Cloud ERP modernization changes the control model
Cloud ERP modernization gives enterprises an opportunity to redesign warehouse-finance controls instead of replicating legacy batch interfaces. Modern ERP platforms support event-driven APIs, workflow services, role-based approvals, and embedded analytics that can connect warehouse execution more directly to finance. This reduces the latency between physical events and accounting outcomes.
However, modernization also exposes process weaknesses. If master data is inconsistent, location structures are poorly governed, or asset classes are not standardized, cloud ERP will not solve the problem by itself. Organizations need a target operating model that defines ownership for item masters, asset categories, location hierarchies, approval matrices, and integration monitoring. Governance must be designed alongside technology.
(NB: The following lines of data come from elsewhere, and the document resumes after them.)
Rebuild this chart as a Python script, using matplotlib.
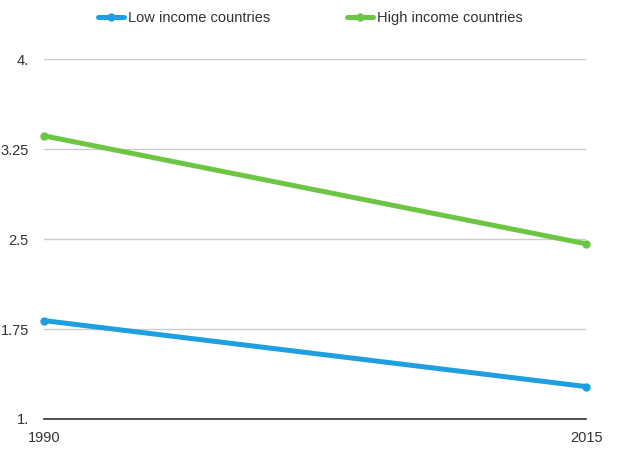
import matplotlib
matplotlib.use('Agg')
import matplotlib.pyplot as plt

# chart values
years = [1990, 2015]
low_income = [1.82, 1.27]
high_income = [3.36, 2.46]
yticks = [1.0, 1.75, 2.5, 3.25, 4.0]
ytick_labels = ['1.', '1.75', '2.5', '3.25', '4.']

plt.rcParams['font.family'] = ['Liberation Sans', 'DejaVu Sans']

fig = plt.figure(figsize=(6.4, 4.51), dpi=100)
ax = fig.add_axes([0.069, 0.071, 0.847, 0.798])

ax.plot(years, low_income, color='#1e9fe0', lw=3.6, marker='o', markersize=5,
        solid_capstyle='round', clip_on=False, label='Low income countries')
ax.plot(years, high_income, color='#6cc644', lw=3.6, marker='o', markersize=5,
        solid_capstyle='round', clip_on=False, label='High income countries')

ax.set_xlim(years[0], years[1])
ax.set_ylim(1.0, 4.0)
ax.set_yticks(yticks)
ax.set_yticklabels(ytick_labels)
ax.set_xticks(years)
ax.set_xticklabels([str(y) for y in years])
ax.grid(axis='y', color='#cccccc', lw=1)
ax.set_axisbelow(True)

for s in ['top', 'right', 'left']:
    ax.spines[s].set_visible(False)
ax.spines['bottom'].set_color('#333333')
ax.spines['bottom'].set_linewidth(1.2)
ax.tick_params(length=0, labelsize=10.5, colors='#333333')
ax.tick_params(axis='y', pad=11)
ax.tick_params(axis='x', pad=9)

fig.legend(loc='upper center', bbox_to_anchor=(0.485, 1.005), ncol=2, frameon=False,
           fontsize=10.5, handlelength=1.8, columnspacing=5.2, handletextpad=0.3,
           labelcolor='#333333')

fig.savefig('out.png', dpi=100)
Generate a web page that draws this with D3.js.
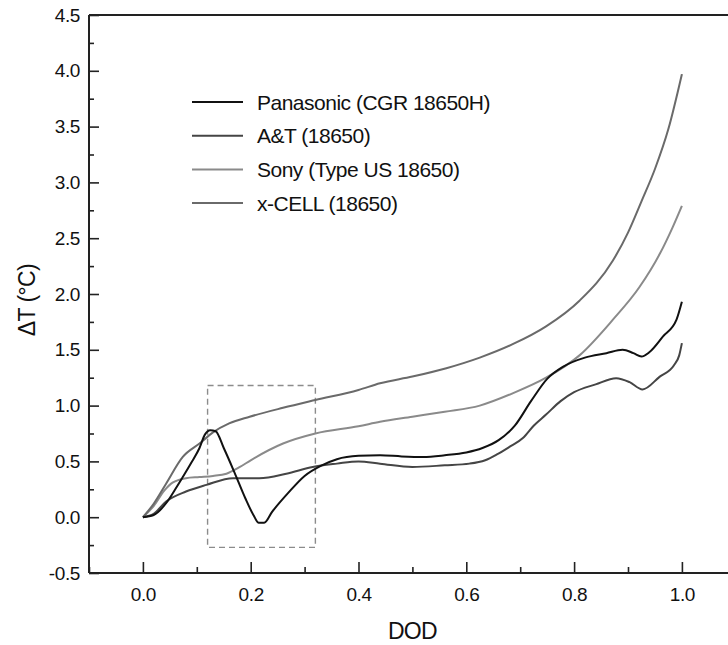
<!DOCTYPE html>
<html>
<head>
<meta charset="utf-8">
<script src="https://cdn.jsdelivr.net/npm/d3@7"></script>
<style>
  body { margin: 0; background: #fff; }
  svg text { font-family: "Liberation Sans", Arial, Helvetica, sans-serif; fill: #111; }
</style>
</head>
<body>
<div id="chart"></div>
<script>
// values
var series_names = ["Panasonic (CGR 18650H)", "A&T (18650)", "Sony (Type US 18650)", "x-CELL (18650)"];
var series_colors = ["#111111", "#454545", "#8a8a8a", "#6a6a6a"];

var panasonic_dod = [0, 0.02, 0.043, 0.06, 0.074, 0.09, 0.105, 0.115, 0.125, 0.135, 0.15, 0.17, 0.19, 0.205, 0.215, 0.225, 0.24, 0.27, 0.3, 0.33, 0.36, 0.4, 0.44, 0.48, 0.52, 0.56, 0.6, 0.63, 0.66, 0.69, 0.72, 0.75, 0.78, 0.82, 0.86, 0.89, 0.91, 0.925, 0.94, 0.965, 0.99, 1.0];
var panasonic_dt  = [0, 0.02, 0.125, 0.25, 0.36, 0.49, 0.62, 0.74, 0.78, 0.77, 0.62, 0.40, 0.17, 0.02, -0.05, -0.05, 0.05, 0.22, 0.37, 0.46, 0.52, 0.55, 0.555, 0.545, 0.54, 0.555, 0.58, 0.62, 0.69, 0.82, 1.04, 1.24, 1.35, 1.43, 1.47, 1.50, 1.47, 1.44, 1.48, 1.62, 1.77, 1.93];

var at_dod = [0, 0.02, 0.043, 0.08, 0.118, 0.167, 0.216, 0.266, 0.315, 0.36, 0.4, 0.44, 0.5, 0.56, 0.606, 0.635, 0.656, 0.68, 0.705, 0.725, 0.748, 0.775, 0.8, 0.84, 0.878, 0.903, 0.927, 0.959, 0.985, 0.995, 1.0];
var at_dt  = [0, 0.03, 0.14, 0.23, 0.29, 0.35, 0.35, 0.39, 0.45, 0.48, 0.5, 0.48, 0.45, 0.465, 0.48, 0.51, 0.56, 0.63, 0.71, 0.82, 0.92, 1.04, 1.12, 1.19, 1.245, 1.21, 1.145, 1.26, 1.36, 1.45, 1.56];

var sony_dod = [0, 0.02, 0.04, 0.055, 0.08, 0.105, 0.13, 0.155, 0.18, 0.2, 0.26, 0.32, 0.4, 0.44, 0.5, 0.56, 0.625, 0.686, 0.748, 0.81, 0.872, 0.921, 0.959, 0.983, 1.0];
var sony_dt  = [0, 0.1, 0.24, 0.31, 0.35, 0.36, 0.37, 0.39, 0.45, 0.51, 0.66, 0.75, 0.815, 0.855, 0.90, 0.945, 1.0, 1.11, 1.25, 1.45, 1.77, 2.06, 2.36, 2.6, 2.79];

var xcell_dod = [0, 0.02, 0.043, 0.074, 0.105, 0.13, 0.16, 0.198, 0.26, 0.32, 0.4, 0.44, 0.5, 0.563, 0.625, 0.686, 0.748, 0.81, 0.872, 0.9, 0.925, 0.95, 0.975, 1.0];
var xcell_dt  = [0, 0.12, 0.30, 0.54, 0.66, 0.76, 0.84, 0.90, 0.98, 1.05, 1.14, 1.20, 1.26, 1.335, 1.43, 1.55, 1.71, 1.94, 2.30, 2.55, 2.83, 3.12, 3.48, 3.97];

var x_major = [0, 0.2, 0.4, 0.6, 0.8, 1.0];
var x_minor = [-0.1, 0.1, 0.3, 0.5, 0.7, 0.9];
var y_major = [-0.5, 0, 0.5, 1.0, 1.5, 2.0, 2.5, 3.0, 3.5, 4.0, 4.5];
var y_minor = [-0.25, 0.25, 0.75, 1.25, 1.75, 2.25, 2.75, 3.25, 3.75, 4.25];

// dashed box around the dip
var box_dod = [0.12, 0.32];
var box_dt  = [-0.27, 1.18];

var width  = 728;
var height = 645;

var svg = d3.select("#chart").append("svg")
    .attr("width", width)
    .attr("height", height);

var x = d3.scaleLinear().domain([-0.1, 1.1]).range([89, 89 + 1.2 * 539]);
var y = d3.scaleLinear().domain([-0.5, 4.5]).range([573, 15]);

function zip(xs, ys) {
    return xs.map(function(v, i) { return [v, ys[i]]; });
}
var all_series = [
    zip(panasonic_dod, panasonic_dt),
    zip(at_dod, at_dt),
    zip(sony_dod, sony_dt),
    zip(xcell_dod, xcell_dt)
];

// axes
var axis_color = "#222";

var gx = svg.append("g").attr("transform", "translate(0," + y(-0.5) + ")");
gx.call(d3.axisBottom(x).tickValues(x_major).tickSizeInner(-11).tickSizeOuter(0).tickPadding(15)
    .tickFormat(function(d) { return d.toFixed(1); }));
gx.append("g").call(d3.axisBottom(x).tickValues(x_minor).tickSizeInner(-6).tickSizeOuter(0).tickFormat(""));
gx.selectAll(".domain").remove();
gx.append("line").attr("x1", 89).attr("x2", width).attr("y1", 0).attr("y2", 0)
    .attr("stroke", axis_color).attr("stroke-width", 2);

var gy = svg.append("g").attr("transform", "translate(" + x(-0.1) + ",0)");
gy.call(d3.axisLeft(y).tickValues(y_major).tickSizeInner(-10).tickSizeOuter(0).tickPadding(9)
    .tickFormat(function(d) { return d.toFixed(1); }));
gy.append("g").call(d3.axisLeft(y).tickValues(y_minor).tickSizeInner(-5).tickSizeOuter(0).tickFormat(""));
gy.selectAll(".domain").remove();
gy.append("line").attr("x1", 0).attr("x2", 0).attr("y1", y(4.5)).attr("y2", y(-0.5))
    .attr("stroke", axis_color).attr("stroke-width", 2);

svg.selectAll(".tick line").attr("stroke", axis_color).attr("stroke-width", 1.6);
svg.selectAll(".tick text").attr("font-size", 19).attr("fill", "#111")
    .attr("letter-spacing", "-0.4")
    .style("font-family", "'Liberation Sans', Arial, sans-serif");

// top frame line
svg.append("line")
    .attr("x1", x(-0.1)).attr("x2", width)
    .attr("y1", y(4.5)).attr("y2", y(4.5))
    .attr("stroke", axis_color).attr("stroke-width", 2);

// dashed box
svg.append("rect")
    .attr("x", x(box_dod[0]))
    .attr("y", y(box_dt[1]))
    .attr("width", x(box_dod[1]) - x(box_dod[0]))
    .attr("height", y(box_dt[0]) - y(box_dt[1]))
    .attr("fill", "none")
    .attr("stroke", "#8c8c8c")
    .attr("stroke-width", 1.4)
    .attr("stroke-dasharray", "6,4");

// curves
var line = d3.line()
    .x(function(d) { return x(d[0]); })
    .y(function(d) { return y(d[1]); })
    .curve(d3.curveMonotoneX);

// draw lighter ones first, black on top
[2, 3, 1, 0].forEach(function(k) {
    svg.append("path")
        .datum(all_series[k])
        .attr("d", line)
        .attr("fill", "none")
        .attr("stroke", series_colors[k])
        .attr("stroke-width", 2)
        .attr("stroke-linejoin", "round");
});

// legend
var legend = svg.append("g");
series_names.forEach(function(name, i) {
    var ly = 102 + i * 33.7;
    legend.append("line")
        .attr("x1", 192).attr("x2", 243)
        .attr("y1", ly).attr("y2", ly)
        .attr("stroke", series_colors[i])
        .attr("stroke-width", 2);
    legend.append("text")
        .attr("x", 257).attr("y", ly + 7.5)
        .attr("font-size", 21)
        .attr("letter-spacing", "-0.5")
        .text(name);
});

// axis titles
svg.append("text")
    .attr("x", (x(0) + x(1)) / 2)
    .attr("y", 639)
    .attr("text-anchor", "middle")
    .attr("font-size", 23)
    .attr("letter-spacing", "-0.8")
    .text("DOD");

svg.append("text")
    .attr("transform", "translate(35,300) rotate(-90)")
    .attr("text-anchor", "middle")
    .attr("font-size", 23)
    .attr("letter-spacing", "-0.6")
    .text("ΔT (°C)");
</script>
</body>
</html>
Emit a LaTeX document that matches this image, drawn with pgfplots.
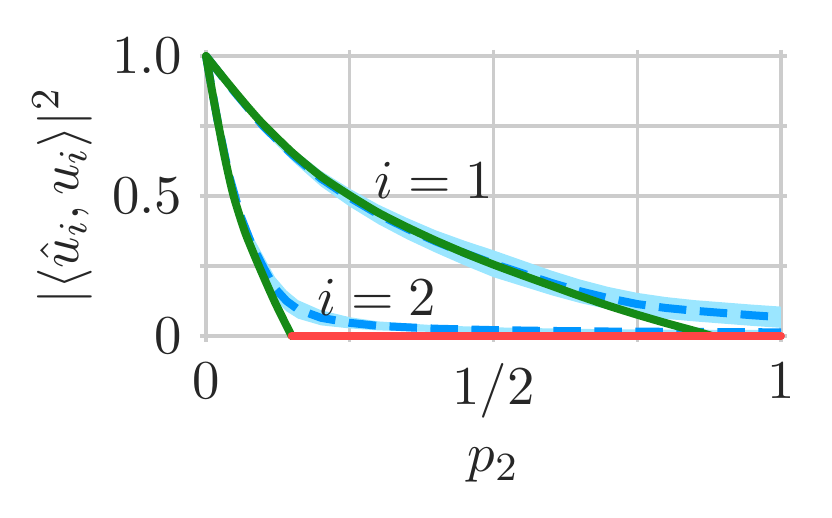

Operational scenarios that reveal the value of automation
Consider a manufacturing enterprise that stores maintenance spares, production tooling, and mobile test equipment in the same distribution network. Before automation, plant transfers were recorded after the fact, cycle counts were quarterly, and finance discovered discrepancies during close. After implementing mobile scanning, middleware-based transfer validation, and ERP asset status synchronization, the company reduced unverified inter-plant movements and improved close-cycle accuracy because every transfer created a traceable financial and operational event.
In a second scenario, a professional services firm managed laptops, monitors, and network devices through a central warehouse and regional offices. Devices were often deployed to employees before fixed asset records were complete. By integrating procurement, warehouse receiving, identity management, and cloud ERP, the firm linked device issue events to employee assignment, cost center validation, and capitalization rules. This improved asset custody, accelerated onboarding, and reduced audit exceptions related to missing assignment evidence.
Implementation priorities for enterprise teams
Successful programs usually begin with a control-oriented process map rather than a software-first approach. Teams should identify where asset identity is created, where custody changes, where financial recognition occurs, and where approvals are required. That process map becomes the basis for API events, middleware rules, ERP posting logic, and audit evidence design.
- Prioritize high-value, mobile, regulated, or frequently transferred asset classes first
- Standardize item, asset, location, and custodian master data before scaling automation
- Define exception workflows for unmatched receipts, duplicate scans, count variances, and disposal requests
- Instrument integration monitoring with business KPIs, not only technical uptime metrics
- Test segregation-of-duties controls across warehouse, finance, procurement, and IT roles
Deployment should include pilot sites with measurable control objectives such as reduced receiving-to-capitalization time, lower unresolved count variance, improved transfer traceability, and faster disposal approval cycles. Enterprises should also plan for change management at the warehouse floor level. If mobile workflows are cumbersome, users will create workarounds that undermine control design.
Executive recommendations for scalable governance
Executives should treat finance warehouse automation as a cross-functional control program spanning supply chain, finance, IT, internal audit, and asset management. Ownership should not sit solely with warehouse operations or ERP support. The most effective governance models establish a shared steering structure with clear accountability for process policy, integration reliability, master data quality, and control performance.
Leaders should also require metrics that connect operational execution to financial outcomes. Useful measures include scan-to-post latency, percentage of assets with verified custodian assignment, unresolved transfer exceptions, cycle count variance aging, disposal approval turnaround, and reconciliation differences between WMS and ERP. These indicators provide a more accurate view of control health than inventory accuracy alone.
The broader lesson is straightforward: warehouse automation creates enterprise value when it is designed as part of the financial control architecture. Organizations that connect warehouse events, ERP transactions, API orchestration, and AI-assisted exception management can improve asset visibility, reduce audit friction, and support cloud ERP modernization with stronger operational discipline.